The brand name Kiss Kiss Goodnight stems from a nighttime ritual Winokur imagines for 3-in-1 Baby Bath Gel purchasers and an expression she spotted in a book that she often utters to her children before putting them to bed. She instructs parents to rub the product formula on a baby’s dry skin prior to bathing and then put him or her in the bath to turn it into a warm hydrating soak. The product is particularly useful for baby massage, a technique often recommended for colicky babies, but generally practiced for soothing and bonding purposes.
“Sometimes parents don’t feel they have time to massage or they don’t know how to massage. With this product, you can massage it on for a few seconds, or you can take your time and go through the different parts of the body while singing a song to your baby,” says Winokur. “It doesn’t have to be a long, complicated process where they have to learn baby massage. It’s about a moment for connecting with the baby.”
Kiss Kiss Goodnight’s minimalist black-and-white packaging plays up the themes of connection and comfort. It features a mother sloth hanging from a branch and embracing a baby sloth. “The sloth is an animal that moves very slowly and seems very happy,” says Winokur. “That’s the feeling you want at night when everyone should be calm and content.”
Winokur invested $50,000 to create Kiss Kiss Goodnight, an amount she aims to recoup by next year. For distribution, she’s initially reaching out to green beauty and baby stores local to her in Timonium-Lutherville, Md. E-tailers specializing in natural beauty and baby merchandise are on her distribution wish list as well. Eventually, Winokur aspires to place the brand in clean beauty retailers such as Credo and Follain, and department stores like Nordstrom. The 3-in-1 Baby Bath Gel is priced at $36 for a 6.2-oz. size and a portion of the proceeds from its sales will go to Room to Read, an organization dedicated to improving literacy.
“More and more, baby skin is becoming a concern for parents because of eczema and allergies, but information on baby skin isn’t readily available to them. So, I would like to supply some of this information and maybe that could be a way to start the conversation.”
Winokur also plans to approach pediatricians, doulas and midwives to gauge their interest in Kiss Kiss Goodnight.

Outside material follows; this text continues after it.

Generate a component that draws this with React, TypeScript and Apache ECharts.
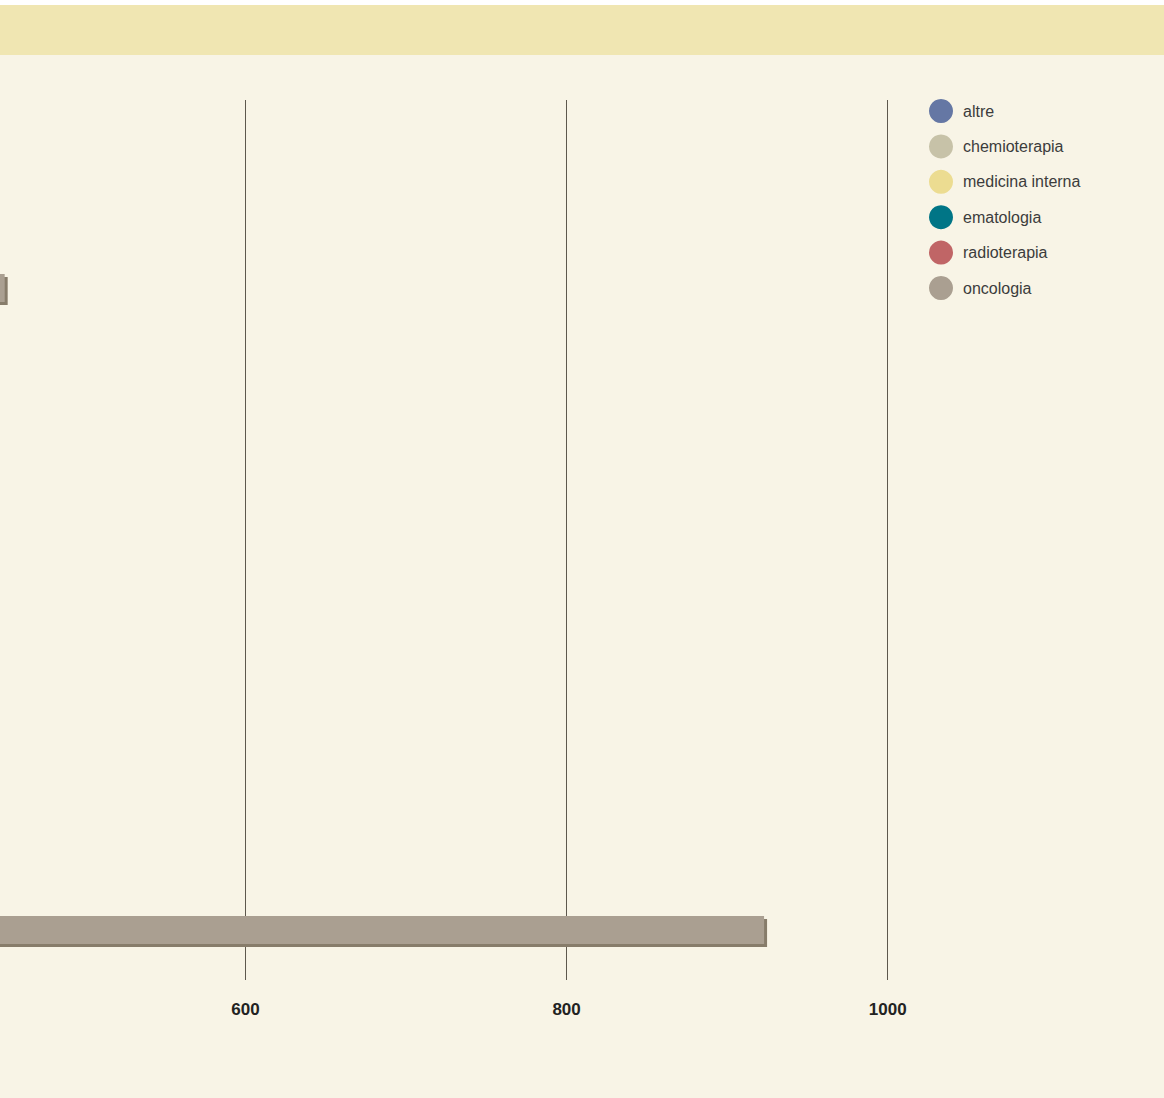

She notes skincare education could be helpful for birthing experts, moms-to-be and new parents. “More and more, baby skin is becoming a concern for parents because of eczema and allergies, but information on baby skin isn’t readily available to them,” says Winokur. “So, I would like to supply some of this information and maybe that could be a way to start the conversation.”
Dissimilar from Shell’s Formula, Winokur doesn’t view Etsy as the right platform for Kiss Kiss Goodnight. “There’s so much skincare sold on Etsy, and we really want to set ourselves apart. Right now, we are a small business and handcrafted, but we strive to be bigger,” she says. “On Etsy, it was hard to be found. I still had to do craft shows. Instead of being on Etsy, I have my own website that I believe can give us what Etsy gave us. It’s a different strategy.”
Next in the product pipeline for Kiss Kiss Goodnight are items for mothers and toddlers. Winokur could revive former popular Shell’s Formula offerings, notably a belly oil. “I have a background in chemical engineering and product development. Previously, I had to make sure products from the lab were scalable and stable for the market. I have confidence in doing that, and my strength is formulation,” she says. “I know how to change a formulation and set up different experiments to get it to where I need it to be.”